's = has IP: 184.108.40.206 Posted on May 12, 2016 at 01:33:33 PM by Andy Stewart
It’s not uncommon to see something like ‘Nick’s home’ as wordplay for ROBIN, where the apostrophe s is posing as a possessive or a contraction of ‘is’ on the surface, but in the cryptic syntax is acting as a contraction of ‘has’, to indicate juxtaposition or containment. Thus ‘X’s Y’ = ‘X + Y’, or possibly ‘X contains Y’. This construction used to appear in the Listener occasionally until there was a complete change of editorial team and setters learned of the new editors’ disapproval of it.

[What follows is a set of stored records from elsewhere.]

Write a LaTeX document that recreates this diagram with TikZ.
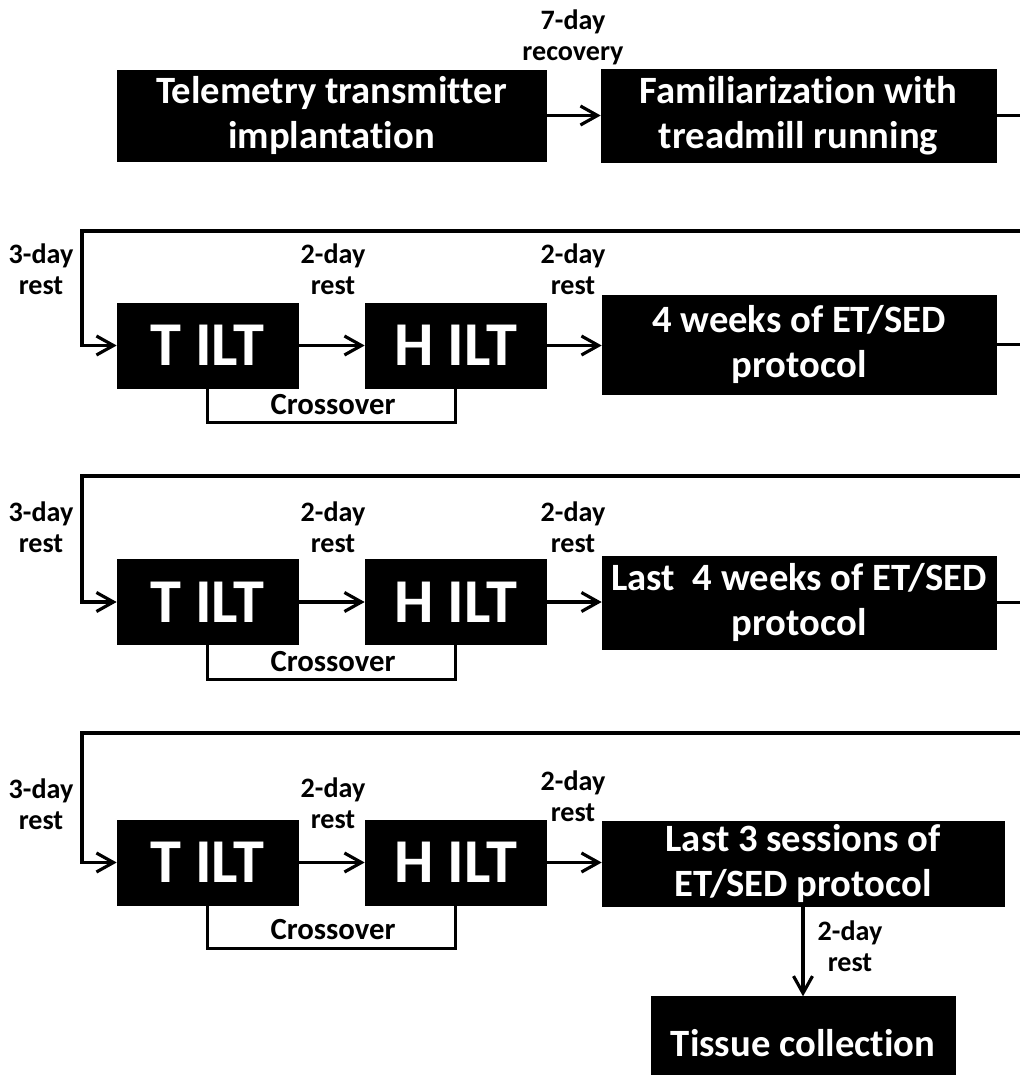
\documentclass[tikz,border=0pt]{standalone}
\usepackage{fontspec}
\setmainfont{Carlito}[Ligatures=NoCommon]
\usetikzlibrary{arrows.meta, positioning}

\begin{document}
\begin{tikzpicture}[
    x=0.02cm, y=-0.02cm,
    line width=1.8pt,
    >={Straight Barb[length=3.4mm,width=3.8mm]},
    stage/.style={rectangle, draw=black, line width=0.4pt, fill=black, text=white, align=center, inner sep=0pt, font=\bfseries\fontsize{22}{25.5}\selectfont},
    ilt/.style={stage, minimum width=3.62cm, minimum height=1.7cm, font=\bfseries\fontsize{35.5}{40}\selectfont},
    note/.style={align=center, inner sep=0pt, font=\bfseries\fontsize{16}{17.6}\selectfont},
    cross/.style={note, font=\bfseries\fontsize{17.5}{20}\selectfont}
  ]
    \useasboundingbox (0,0) rectangle (1019,1075);
    \coordinate (rightedge) at (1030,0);

    % first row
    \node[stage, minimum width=8.58cm, minimum height=1.82cm] (tele) at (331.5,115.5) {Telemetry transmitter\\implantation};
    \node[stage, minimum width=7.9cm, minimum height=1.86cm] (fam) at (798.5,115.5) {Familiarization with\\treadmill running};
    \node[note] (recov) at (573,37.5) {7-day\\recovery};
    \draw[->] (tele) -- (fam);
    \draw (fam.east) -- (fam.east -| rightedge);

    % second row
    \node[ilt] (tilt1) at (207.5,345.5) {T ILT};
    \node[ilt] (hilt1) at (455.5,345.5) {H ILT};
    \node[stage, minimum width=7.88cm, minimum height=1.98cm] (weeks) at (799,344.5) {4 weeks of ET/SED\\protocol};
    \node[note] (rest1a) at (41,269) {3-day\\rest};
    \node[note] (rest1b) at (333,269) {2-day\\rest};
    \node[note] (rest1c) at (573,269) {2-day\\rest};
    \node[cross] (cross1) at (333,405) {Crossover};
    \coordinate (back1) at (1030,231);
    \coordinate (turn1) at (82,231);
    \draw[->] (back1) -- (turn1) |- (tilt1.west);
    \draw[->] (tilt1) -- (hilt1);
    \draw[->] (hilt1) -- (hilt1 -| weeks.west);
    \draw (tilt1.south) -- ++(0,34) -| (hilt1.south);
    \draw (weeks.east) -- (weeks.east -| rightedge);

    % third row
    \node[ilt] (tilt2) at (207.5,602) {T ILT};
    \node[ilt] (hilt2) at (455.5,602) {H ILT};
    \node[stage, minimum width=7.88cm, minimum height=1.86cm] (lastweeks) at (799,602.5) {Last\ \ 4 weeks of ET/SED\\protocol};
    \node[note] (rest2a) at (41,527.5) {3-day\\rest};
    \node[note] (rest2b) at (333,527.5) {2-day\\rest};
    \node[note] (rest2c) at (573,527.5) {2-day\\rest};
    \node[cross] (cross2) at (333,662) {Crossover};
    \coordinate (back2) at (1030,476);
    \coordinate (turn2) at (82,476);
    \draw[->] (back2) -- (turn2) |- (tilt2.west);
    \draw[->] (tilt2) -- (hilt2);
    \draw[->] (hilt2) -- (hilt2 -| lastweeks.west);
    \draw (tilt2.south) -- ++(0,35) -| (hilt2.south);
    \draw (lastweeks.east) -- (lastweeks.east -| rightedge);

    % fourth row
    \node[ilt] (tilt3) at (207.5,862.5) {T ILT};
    \node[ilt] (hilt3) at (455.5,862.5) {H ILT};
    \node[stage, minimum width=8.04cm, minimum height=1.7cm] (lastsess) at (803,863.5) {Last 3 sessions of\\ET/SED protocol};
    \node[stage, minimum width=6.08cm, minimum height=1.84cm, below=1.8cm of lastsess] (tissue) {Tissue collection};
    \node[note] (rest3a) at (41,804) {3-day\\rest};
    \node[note] (rest3b) at (333,803) {2-day\\rest};
    \node[note] (rest3c) at (573,796.5) {2-day\\rest};
    \node[note] (rest3d) at (850,946) {2-day\\rest};
    \node[cross] (cross3) at (333,930) {Crossover};
    \coordinate (back3) at (1030,733);
    \coordinate (turn3) at (82,733);
    \draw[->] (back3) -- (turn3) |- (tilt3.west);
    \draw[->] (tilt3) -- (hilt3);
    \draw[->] (hilt3) -- (hilt3 -| lastsess.west);
    \draw (tilt3.south) -- ++(0,43) -| (hilt3.south);
    \draw[->] (lastsess) -- (tissue);
  \end{tikzpicture}
\end{document}
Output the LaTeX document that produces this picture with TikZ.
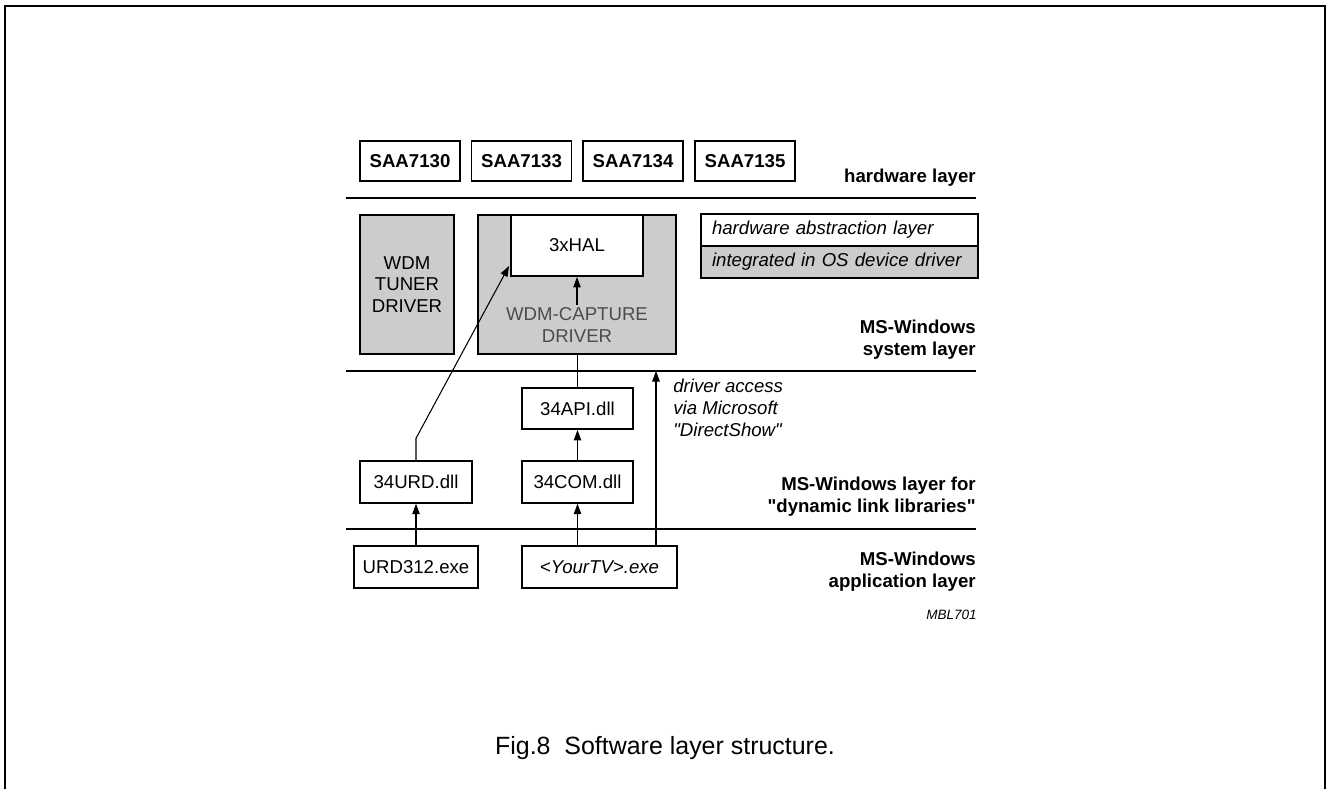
\documentclass[tikz,border=0pt]{standalone}
\usepackage{fontspec}
\setmainfont{Liberation Sans}
\usepackage{xcolor}
\usepackage{tikz}
\usetikzlibrary{arrows.meta,positioning,calc}

\definecolor{drvgray}{gray}{0.8}
\newcommand{\boxfont}{\fontsize{10.6}{12.4}\selectfont}

\tikzset{
    chip/.style={draw, line width=1.1pt, minimum width=2cm, minimum height=0.8cm, inner sep=0pt, font=\boxfont\bfseries},
    swbox/.style={draw, line width=1.1pt, minimum height=0.83cm, inner sep=0pt, font=\boxfont},
    drvbox/.style={draw, line width=1.1pt, fill=drvgray, inner sep=0pt, align=center, font=\boxfont},
    legrow/.style={draw, line width=1.1pt, minimum height=0.64cm, text width=5.1cm, inner xsep=0.22cm, inner ysep=0pt, align=left, font=\boxfont\itshape},
    layername/.style={inner sep=0pt, align=right, anchor=east, font=\boxfont\bfseries},
    layerline/.style={line width=0.6pt},
    link/.style={line width=0.6pt},
    uparrow/.style={line width=0.6pt, -{Triangle[length=2.1mm,width=1.5mm]}}
}

\begin{document}
\begin{tikzpicture}[x=0.02cm, y=-0.02cm]
    \useasboundingbox (0,0) rectangle (1327,789);
    % Frame (open at the bottom)
    \draw[line width=1.1pt] (5,789) -- (5,6) -- (1325,6) -- (1325,789);

    % Hardware layer
    \node[chip] (saa0) at (410,161) {SAA7130};
    \node[chip] (saa3) at (521.5,161) {SAA7133};
    \node[chip] (saa4) at (633,161) {SAA7134};
    \node[chip] (saa5) at (745,161) {SAA7135};
    \node[layername, anchor=base east] (hwlayer) at (976,182) {hardware layer};
    \draw[layerline] (346,198) -- (976,198);

    % MS-Windows system layer
    \node[drvbox, minimum width=1.88cm, minimum height=2.78cm] (tuner) at (407,284.5) {WDM\\TUNER\\DRIVER};
    \node[drvbox, minimum width=3.96cm, minimum height=2.78cm] (capture) at (577,284.5) {};
    \node[drvbox, fill=white, minimum width=2.64cm, minimum height=1.22cm] (hal) at (577,245.5) {3xHAL};
    \node[inner sep=1.5pt, align=center, text=black!70, font=\boxfont] (captxt) at (577,325) {WDM-CAPTURE\\DRIVER};

    % Legend
    \node[legrow, fill=white] (legwhite) at (839.5,230) {hardware abstraction layer};
    \node[legrow, fill=drvgray] (leggray) at (839.5,262) {integrated in OS device driver};

    \node[layername] (syslayer) at (976,340) {MS-Windows\\system layer};
    \draw[layerline] (346,371) -- (976,371);

    % DLL layer
    \node[swbox, minimum width=2.22cm, minimum height=0.82cm] (api) at (577.5,408.5) {34API.dll};
    \node[swbox, minimum width=2.22cm] (com) at (577.5,482) {34COM.dll};
    \node[swbox, minimum width=2.24cm] (urd) at (416,482) {34URD.dll};
    \node[inner sep=0pt, anchor=west, align=left, font=\boxfont\itshape] (dsnote) at (673,408) {driver access\\via Microsoft\\\textquotedbl DirectShow\textquotedbl};
    \node[layername] (dlllayer) at (976,497) {MS-Windows layer for\\\textquotedbl dynamic link libraries\textquotedbl};
    \draw[layerline] (346,529) -- (976,529);

    % Application layer
    \node[swbox, minimum width=2.48cm] (urdexe) at (416,567) {URD312.exe};
    \node[swbox, minimum width=3.1cm, font=\boxfont\itshape] (tvexe) at (599.5,567) {\textless YourTV\textgreater.exe};
    \node[layername] (applayer) at (976,571.5) {MS-Windows\\application layer};
    \node[inner sep=0pt, anchor=east, font=\fontsize{7.7}{9}\selectfont\itshape] (code) at (977,615) {MBL701};

    % Connections
    \draw[uparrow] (urdexe.north) -- (urd.south);
    \draw[uparrow] (tvexe.north -| com.south) -- (com.south);
    \draw[uparrow] (com.north) -- (api.south);
    \draw[link] (api.north) -- (api.north |- capture.south);
    \draw[uparrow] (captxt.north) -- (hal.south);
    \draw[uparrow] (urd.north) -- ++(0,-22) -- ($(hal.south west)+(-1,-11)$);
    \coordinate (dsend) at (656,371);
    \draw[uparrow] (tvexe.north -| dsend) -- (dsend);

    % Caption
    \node[font=\fontsize{14.2}{17}\selectfont] (caption) at (665,748) {Fig.8\ \ Software layer structure.};
\end{tikzpicture}
\end{document}
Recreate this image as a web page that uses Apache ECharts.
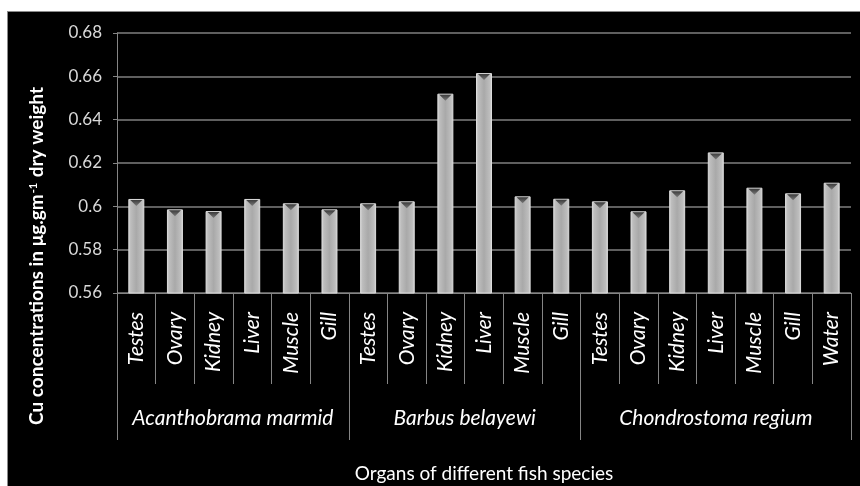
<!DOCTYPE html>
<html>
<head>
<meta charset="utf-8">
<script src="https://cdn.jsdelivr.net/npm/echarts@6/dist/echarts.min.js"></script>
<style>
  html, body { margin: 0; padding: 0; background: #ffffff; width: 860px; height: 486px; overflow: hidden; }
  #frame { position: absolute; left: 7px; top: 11px; width: 852px; height: 474px; background: #000; border-left: 1px solid #8a8a8a; border-top: 1px solid #8a8a8a; }
  #chart { width: 852px; height: 474px; }
</style>
</head>
<body>
<div id="frame"><div id="chart"></div></div>
<script>
// ---- data ----
const organs = ['Testes','Ovary','Kidney','Liver','Muscle','Gill',
                'Testes','Ovary','Kidney','Liver','Muscle','Gill',
                'Testes','Ovary','Kidney','Liver','Muscle','Gill','Water'];
const cuValues = [0.6034, 0.5986, 0.5978, 0.6034, 0.6014, 0.5986,
                  0.6014, 0.6023, 0.6520, 0.6615, 0.6046, 0.6035,
                  0.6023, 0.5977, 0.6074, 0.6249, 0.6086, 0.6060, 0.6109];
const species = ['Acanthobrama marmid', 'Barbus belayewi', 'Chondrostoma regium'];
const speciesSizes = [6, 6, 7];
const yTicks = [0.56, 0.58, 0.6, 0.62, 0.64, 0.66, 0.68];

// group boundaries and centres (in category units)
const bounds = [0];
speciesSizes.forEach(s => bounds.push(bounds[bounds.length - 1] + s));
const centres = speciesSizes.map((s, i) => bounds[i] + s / 2);

const FONT = 'Lato, "Open Sans", sans-serif';
const lineCol = '#858585';

const chart = echarts.init(document.getElementById('chart'), null, { renderer: 'canvas' });
chart.setOption({
  backgroundColor: '#000',
  animation: false,
  grid: { left: 109, right: 9, top: 21, bottom: 193, containLabel: false, outerBoundsMode: 'none' },
  xAxis: [
    {
      type: 'category',
      data: organs,
      position: 'bottom',
      boundaryGap: true,
      axisLine: { show: true, onZero: false, lineStyle: { color: lineCol, width: 1 } },
      axisTick: { show: true, interval: 0, length: 91, alignWithLabel: false, lineStyle: { color: lineCol, width: 1 } },
      axisLabel: { interval: 0, rotate: 90, margin: 19, color: '#ffffff', fontFamily: FONT, fontStyle: 'italic', fontSize: 21 },
      splitLine: { show: false }
    },
    {
      type: 'value',
      position: 'bottom',
      min: 0,
      max: organs.length,
      axisLine: { show: false, onZero: false },
      axisTick: { show: true, customValues: bounds, length: 147, lineStyle: { color: lineCol, width: 1 } },
      axisLabel: {
        show: true,
        customValues: centres,
        margin: 115,
        color: '#ffffff', fontFamily: FONT, fontStyle: 'italic', fontSize: 21,
        formatter: v => { const i = centres.indexOf(v); return i >= 0 ? species[i] : ''; }
      },
      splitLine: { show: false },
      name: 'Organs of different fish species',
      nameLocation: 'middle',
      nameGap: 171,
      nameTextStyle: { color: '#ffffff', fontFamily: FONT, fontSize: 19, verticalAlign: 'top' }
    }
  ],
  yAxis: {
    type: 'value',
    min: yTicks[0],
    max: yTicks[yTicks.length - 1],
    interval: 0.02,
    axisLine: { show: true, onZero: false, lineStyle: { color: lineCol, width: 1 } },
    axisTick: { show: true, length: 4, lineStyle: { color: lineCol } },
    axisLabel: { margin: 15, color: '#d9d9d9', fontFamily: FONT, fontSize: 17,
                 formatter: v => String(+v.toFixed(2)) },
    splitLine: { show: true, lineStyle: { color: '#7f7f7f', width: 1.5 } }
  },
  graphic: [{
    type: 'text',
    x: 29, y: 244,
    rotation: Math.PI / 2,
    silent: true,
    style: {
      text: '{a|Cu concentrations in \u03bcg.gm}{s|-1}{a| dry weight}',
      align: 'center',
      verticalAlign: 'middle',
      rich: {
        a: { fill: '#ffffff', fontFamily: FONT, fontWeight: 'bold', fontSize: 19 },
        s: { fill: '#ffffff', fontFamily: FONT, fontWeight: 'bold', fontSize: 11, verticalAlign: 'top', padding: [0, 1, 7, 1] }
      }
    }
  }],
  series: [
    {
      type: 'bar',
      data: cuValues,
      xAxisIndex: 0,
      barWidth: 16,
      silent: true,
      itemStyle: {
        color: new echarts.graphic.LinearGradient(0, 0, 1, 0, [
          { offset: 0, color: '#d6d6d6' },
          { offset: 0.15, color: '#bdbdbd' },
          { offset: 0.5, color: '#a9a9a9' },
          { offset: 0.85, color: '#bdbdbd' },
          { offset: 1, color: '#d6d6d6' }
        ]),
        borderColor: '#dcdcdc',
        borderWidth: 1
      }
    },
    {
      type: 'pictorialBar',
      data: cuValues,
      xAxisIndex: 0,
      silent: true,
      symbol: 'path://M0,0 L10,0 L5,4 Z',
      symbolSize: [12, 6],
      symbolPosition: 'end',
      symbolOffset: [0, 1],
      z: 5,
      itemStyle: {
        color: new echarts.graphic.LinearGradient(0, 0, 0, 1, [
          { offset: 0, color: '#3c3c3c' },
          { offset: 1, color: '#7a7a7a' }
        ])
      }
    }
  ]
});
</script>
</body>
</html>
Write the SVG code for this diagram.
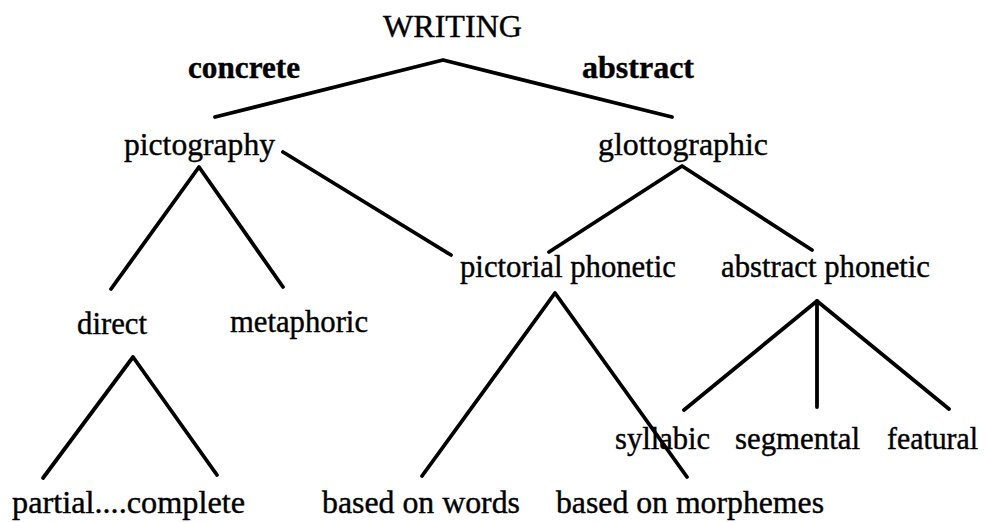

Although I don’t know the editorial reasons, I share their objection because it uses a contraction of ‘has’ that does not have any possessive or attributive meaning. When 's is a contraction of ‘has’ it denotes the auxiliary use of ‘have’ to form the present perfect tense, as in ‘She’s won first prize’. We couldn’t contract ‘My car has a flat tyre’ to ‘My car’s a flat tyre’, and if I said, ‘My aunt’s a fine old leather bag’ she’d probably whack me with it.
If someone can come up with an idiomatic example in which ‘has’ in a non-auxiliary sense is legitimately contracted to ‘s then I would reconsider my objection, but off-hand I cannot think of such an example.